I have to believe the crew thought they were acting in the interest of the passengers; however, if these charges are proven true, the effect of their actions seems to have been just the opposite. Individual decisions (every man for himself) would likely have had a better outcome.
This seagoing tragedy reminds me of accounts of the horrific fire in Chicago at Our Lady of the Angels School in 1958. Ninety-two pupils and three nuns lost their lives in that blaze. The historical record suggests that when the danger became apparent, some of the nuns encouraged the children to sit at their desks or gather in a semicircle and pray rather than make an effort to find a way out.
Again, individual decisions would probably have been better.
But every man for himself has its disadvantages also. As I’ve studied occupant reactions to fires in nightclubs, for instance, I’ve studied cases where people were killed by stampeding crowds rather than by the fire itself. Investigations of what happened in other nightclub fires (which to this day happen all too frequently) show that, left to their own devices, people sometimes die while holding back—hesitant to rush to safety. The thinking is that some are paralyzed, waiting to see what others will do, possibly out of a desire to avoid embarrassment.
The common thread here is that getting it wrong can have devastating consequences. And the best-meaning individual and public responses to danger don’t always improve things. These same observations apply in many ways to finance and public policy, as well. Sometimes the outcome is mixed, like the emotions of the man in the fable told to fill his pockets with rocks, only to find them later transformed into jewels.
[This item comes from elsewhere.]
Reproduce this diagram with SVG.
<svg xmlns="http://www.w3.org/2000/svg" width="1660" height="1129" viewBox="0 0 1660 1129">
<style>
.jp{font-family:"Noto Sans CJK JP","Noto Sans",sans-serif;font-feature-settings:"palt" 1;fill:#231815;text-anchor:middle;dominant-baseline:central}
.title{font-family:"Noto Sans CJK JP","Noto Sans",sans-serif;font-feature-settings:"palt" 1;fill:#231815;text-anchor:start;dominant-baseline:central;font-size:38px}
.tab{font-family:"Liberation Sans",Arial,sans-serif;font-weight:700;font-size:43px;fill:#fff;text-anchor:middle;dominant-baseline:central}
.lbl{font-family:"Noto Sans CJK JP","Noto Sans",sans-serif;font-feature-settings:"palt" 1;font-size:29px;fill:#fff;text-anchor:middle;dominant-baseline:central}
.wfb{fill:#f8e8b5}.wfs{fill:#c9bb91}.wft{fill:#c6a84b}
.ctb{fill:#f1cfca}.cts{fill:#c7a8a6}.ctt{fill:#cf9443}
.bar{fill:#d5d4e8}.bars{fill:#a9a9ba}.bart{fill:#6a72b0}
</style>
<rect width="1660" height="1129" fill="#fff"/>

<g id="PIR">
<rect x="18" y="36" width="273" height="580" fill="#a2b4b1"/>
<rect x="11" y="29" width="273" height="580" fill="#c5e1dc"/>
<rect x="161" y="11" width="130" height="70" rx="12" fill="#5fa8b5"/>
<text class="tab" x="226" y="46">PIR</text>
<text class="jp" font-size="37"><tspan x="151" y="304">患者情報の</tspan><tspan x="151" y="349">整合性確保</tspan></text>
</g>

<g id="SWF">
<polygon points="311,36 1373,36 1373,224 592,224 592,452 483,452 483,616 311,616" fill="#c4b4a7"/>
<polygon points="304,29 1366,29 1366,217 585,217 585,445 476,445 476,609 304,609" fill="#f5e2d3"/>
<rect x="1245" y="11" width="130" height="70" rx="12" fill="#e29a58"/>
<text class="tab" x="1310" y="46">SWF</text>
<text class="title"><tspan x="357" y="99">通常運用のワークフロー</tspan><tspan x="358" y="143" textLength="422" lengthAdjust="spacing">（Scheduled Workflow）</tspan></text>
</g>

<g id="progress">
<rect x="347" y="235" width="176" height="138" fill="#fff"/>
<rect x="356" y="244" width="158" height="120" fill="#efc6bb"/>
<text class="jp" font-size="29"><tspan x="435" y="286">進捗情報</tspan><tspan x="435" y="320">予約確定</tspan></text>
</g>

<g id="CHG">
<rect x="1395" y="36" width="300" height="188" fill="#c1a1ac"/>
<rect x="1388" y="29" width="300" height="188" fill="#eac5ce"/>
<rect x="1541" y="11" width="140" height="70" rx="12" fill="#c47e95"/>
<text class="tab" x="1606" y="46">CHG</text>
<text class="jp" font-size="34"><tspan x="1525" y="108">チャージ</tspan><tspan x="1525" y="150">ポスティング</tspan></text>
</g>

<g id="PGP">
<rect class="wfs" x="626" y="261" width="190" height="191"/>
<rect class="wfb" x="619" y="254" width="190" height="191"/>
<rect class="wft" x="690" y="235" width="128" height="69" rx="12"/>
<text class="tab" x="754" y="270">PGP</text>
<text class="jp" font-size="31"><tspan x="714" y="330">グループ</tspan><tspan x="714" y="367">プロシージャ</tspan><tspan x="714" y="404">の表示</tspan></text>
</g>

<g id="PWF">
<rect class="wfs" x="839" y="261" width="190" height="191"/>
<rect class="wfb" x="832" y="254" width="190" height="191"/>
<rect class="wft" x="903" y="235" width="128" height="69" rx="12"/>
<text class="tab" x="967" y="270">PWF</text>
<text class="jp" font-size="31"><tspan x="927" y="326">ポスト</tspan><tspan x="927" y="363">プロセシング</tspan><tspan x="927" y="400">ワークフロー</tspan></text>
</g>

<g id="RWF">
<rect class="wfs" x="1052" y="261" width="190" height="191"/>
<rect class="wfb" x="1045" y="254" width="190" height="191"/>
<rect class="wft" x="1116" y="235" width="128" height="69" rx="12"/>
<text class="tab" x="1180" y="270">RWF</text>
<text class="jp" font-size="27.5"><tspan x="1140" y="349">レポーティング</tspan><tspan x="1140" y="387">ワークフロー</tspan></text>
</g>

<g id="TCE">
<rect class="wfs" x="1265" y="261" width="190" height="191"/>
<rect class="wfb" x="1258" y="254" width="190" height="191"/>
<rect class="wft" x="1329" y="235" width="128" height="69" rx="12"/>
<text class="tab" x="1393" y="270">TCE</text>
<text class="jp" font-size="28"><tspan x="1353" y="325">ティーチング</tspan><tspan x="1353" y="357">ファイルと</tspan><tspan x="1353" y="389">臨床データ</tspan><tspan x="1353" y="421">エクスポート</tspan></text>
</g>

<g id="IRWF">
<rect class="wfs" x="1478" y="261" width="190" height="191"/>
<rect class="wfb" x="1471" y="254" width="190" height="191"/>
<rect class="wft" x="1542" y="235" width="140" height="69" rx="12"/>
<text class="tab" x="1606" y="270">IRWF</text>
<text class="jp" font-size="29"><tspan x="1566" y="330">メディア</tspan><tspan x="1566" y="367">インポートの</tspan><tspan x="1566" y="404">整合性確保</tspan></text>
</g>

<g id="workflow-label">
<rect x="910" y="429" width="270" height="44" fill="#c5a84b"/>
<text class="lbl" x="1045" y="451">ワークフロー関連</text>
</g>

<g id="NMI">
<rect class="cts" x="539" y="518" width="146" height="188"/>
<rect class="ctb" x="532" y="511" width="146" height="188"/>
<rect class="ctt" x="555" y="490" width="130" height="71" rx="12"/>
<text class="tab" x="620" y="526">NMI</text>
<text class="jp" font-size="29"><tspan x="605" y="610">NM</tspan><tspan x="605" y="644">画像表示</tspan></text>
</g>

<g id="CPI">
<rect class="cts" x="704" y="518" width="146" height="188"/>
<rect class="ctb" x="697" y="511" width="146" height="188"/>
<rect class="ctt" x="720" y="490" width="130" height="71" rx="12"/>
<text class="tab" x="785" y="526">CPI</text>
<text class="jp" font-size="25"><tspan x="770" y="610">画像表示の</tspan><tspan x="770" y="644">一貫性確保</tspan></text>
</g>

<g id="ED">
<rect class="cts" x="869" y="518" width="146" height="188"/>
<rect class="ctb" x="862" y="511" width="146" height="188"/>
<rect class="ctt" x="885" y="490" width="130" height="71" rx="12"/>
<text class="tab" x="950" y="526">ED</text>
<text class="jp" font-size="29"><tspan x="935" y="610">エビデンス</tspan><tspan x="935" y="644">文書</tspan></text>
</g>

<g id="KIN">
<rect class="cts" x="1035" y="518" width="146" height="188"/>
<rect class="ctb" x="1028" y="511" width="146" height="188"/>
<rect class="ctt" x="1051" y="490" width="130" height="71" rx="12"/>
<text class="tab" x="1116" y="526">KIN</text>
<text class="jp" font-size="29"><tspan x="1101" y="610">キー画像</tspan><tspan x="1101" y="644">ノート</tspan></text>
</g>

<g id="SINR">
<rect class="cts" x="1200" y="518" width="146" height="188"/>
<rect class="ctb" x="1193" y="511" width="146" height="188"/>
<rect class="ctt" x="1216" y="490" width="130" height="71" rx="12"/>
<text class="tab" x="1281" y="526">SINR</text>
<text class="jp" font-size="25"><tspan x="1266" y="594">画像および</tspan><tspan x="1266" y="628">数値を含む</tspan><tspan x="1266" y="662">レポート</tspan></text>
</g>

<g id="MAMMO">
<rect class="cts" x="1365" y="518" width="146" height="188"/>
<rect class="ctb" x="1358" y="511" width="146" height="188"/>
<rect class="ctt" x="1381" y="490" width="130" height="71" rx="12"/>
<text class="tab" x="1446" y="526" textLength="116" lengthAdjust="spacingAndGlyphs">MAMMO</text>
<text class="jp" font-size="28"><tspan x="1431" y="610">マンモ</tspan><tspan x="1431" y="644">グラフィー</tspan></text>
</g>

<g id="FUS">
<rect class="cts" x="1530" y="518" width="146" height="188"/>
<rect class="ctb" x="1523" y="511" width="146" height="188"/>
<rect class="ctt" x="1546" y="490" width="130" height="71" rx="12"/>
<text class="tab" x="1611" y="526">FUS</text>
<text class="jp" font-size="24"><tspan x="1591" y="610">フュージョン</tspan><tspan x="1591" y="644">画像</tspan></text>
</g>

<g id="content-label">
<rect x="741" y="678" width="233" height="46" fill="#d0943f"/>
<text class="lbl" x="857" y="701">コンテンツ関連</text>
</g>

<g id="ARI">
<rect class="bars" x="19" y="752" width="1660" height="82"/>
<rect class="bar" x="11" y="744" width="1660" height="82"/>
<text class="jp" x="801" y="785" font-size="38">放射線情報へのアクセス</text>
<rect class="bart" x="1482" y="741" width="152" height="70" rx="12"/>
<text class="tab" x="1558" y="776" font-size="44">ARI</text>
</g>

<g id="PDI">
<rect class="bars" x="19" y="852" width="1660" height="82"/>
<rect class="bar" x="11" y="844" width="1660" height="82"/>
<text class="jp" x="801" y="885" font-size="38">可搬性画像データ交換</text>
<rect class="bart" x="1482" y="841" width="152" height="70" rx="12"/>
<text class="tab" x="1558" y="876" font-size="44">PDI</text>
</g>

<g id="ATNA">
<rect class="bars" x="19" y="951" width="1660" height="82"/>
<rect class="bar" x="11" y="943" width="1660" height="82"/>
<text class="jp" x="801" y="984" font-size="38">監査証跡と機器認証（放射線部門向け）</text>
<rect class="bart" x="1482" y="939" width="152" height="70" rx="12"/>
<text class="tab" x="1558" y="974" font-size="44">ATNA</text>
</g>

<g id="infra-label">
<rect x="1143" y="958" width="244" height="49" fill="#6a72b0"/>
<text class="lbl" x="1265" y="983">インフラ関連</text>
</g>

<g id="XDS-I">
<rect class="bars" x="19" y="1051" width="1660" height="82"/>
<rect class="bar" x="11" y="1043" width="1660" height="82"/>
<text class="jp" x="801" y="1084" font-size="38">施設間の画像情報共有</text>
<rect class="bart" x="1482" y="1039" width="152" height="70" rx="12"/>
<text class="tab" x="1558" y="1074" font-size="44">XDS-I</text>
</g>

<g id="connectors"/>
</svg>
Our fable protagonist was happy for all those jewels but sad he had not stuffed even more rocks into his pockets.
Indeed, policies enacted by Utah’s legislature affect not just the health of our communities and public coffers; they drill down deep into the physical and financial well being of every business and individual in Utah. Some of the impact is easy to trace. Other levers are pulled from behind a curtain we cannot easily penetrate. The more we pay attention, however, and the more we communicate with our public officials, the better our chances of influencing policy for the common good.
When we’ve done that, what is left is to watch closely to make sure that newly enacted policies achieve the intended results.
So watch closely; see whether the changes we made in 2014 are on target. For, as my colleague still reminds me, acting together in an effort to improve things, we must—
“First, do no harm!”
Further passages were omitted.